In the body of the code, I have:

        TChain *fChain = new TChain(treename);
        fChain->AddFile(filename);

        ROOT::RDataFrame df(treename, filename);

My question is: how to setup sort for multiple files using wildcards in an argument of a macro?

Are you sure the error comes from RDF?

Please just try e.g. at prompt

ROOT::RDataFrame df("RoseNIAS", "/home/ajay/Research/IUAC_Experiments_July2021/DATA/Source/Misc/eu152_11july_afterGlitch_*.root");
df.Count().GetValue()

I am sorry @eguiraud !

The error appears to originate when I do:

TObjArray*obj = fChain->GetListOfBranches();
NoPara = obj->GetEntries();         //Number of Branches in Tree

to get number of branches in the TTree! After commenting the above statements,

std::vector<ROOT::RDF::RResultPtr<TH1D>> GetValue(const char *filename = "eu152_11july_afterGlitch_*0*.root", const char *treename = "RoseNIAS")

works as expected. Is there a simple way to obtain number of branches in a Ttree under consideration using RDataFrame?

Hi @eguiraud

In the attached code (if I am doing it right), the vectorPtr contains values of all the branches for every event.
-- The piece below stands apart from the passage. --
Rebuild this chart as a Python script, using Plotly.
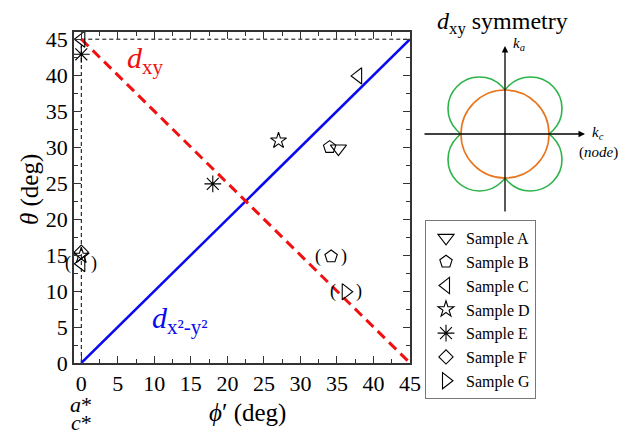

I need access to vectorPtr for every event so that further analysis can be built. I have three questions:

  1. How to access vectorPtr for every event?
  2. How to write histograms contained in the histos vector to the O/P file?
  3. There are 30308059 events when I process 3 data files. But, why do eventCount.OnPartialResult stops after only 1180000 events?

Your help is highly appreciated.

GetValue.C (4.6 KB)

Hi @ajaydeo ,
sorry for the late reply, I was off last week.

It depends on the TTree structure. If it is simple, with only top-level branches, you can use df.GetColumnNames().size().

vectorPtr is a RResultPtr<vector<double>>, you can get a vector<double> out of it e.g. with auto &vector = vectorPtr.GetValue() – but note that this starts the event loop – so you want to first book the production of all vectorPtrs and then access their contents, so they are all produced in the same event loop.

For example with fop->WriteTObject(histos[i].GetPtr()).

Because it is only executed by one of the N (4?) threads, see the docs, at the bottom.

Cheers,
Enrico

No problem @eguiraud !

In the meantime, I also completed the analysis code without RDataFrame. I will get back here, or in another post when I make some progress with the inputs that you have given so far.

Thank you once again for all you help!

Regards,

Ajay

This topic was automatically closed 14 days after the last reply. New replies are no longer allowed.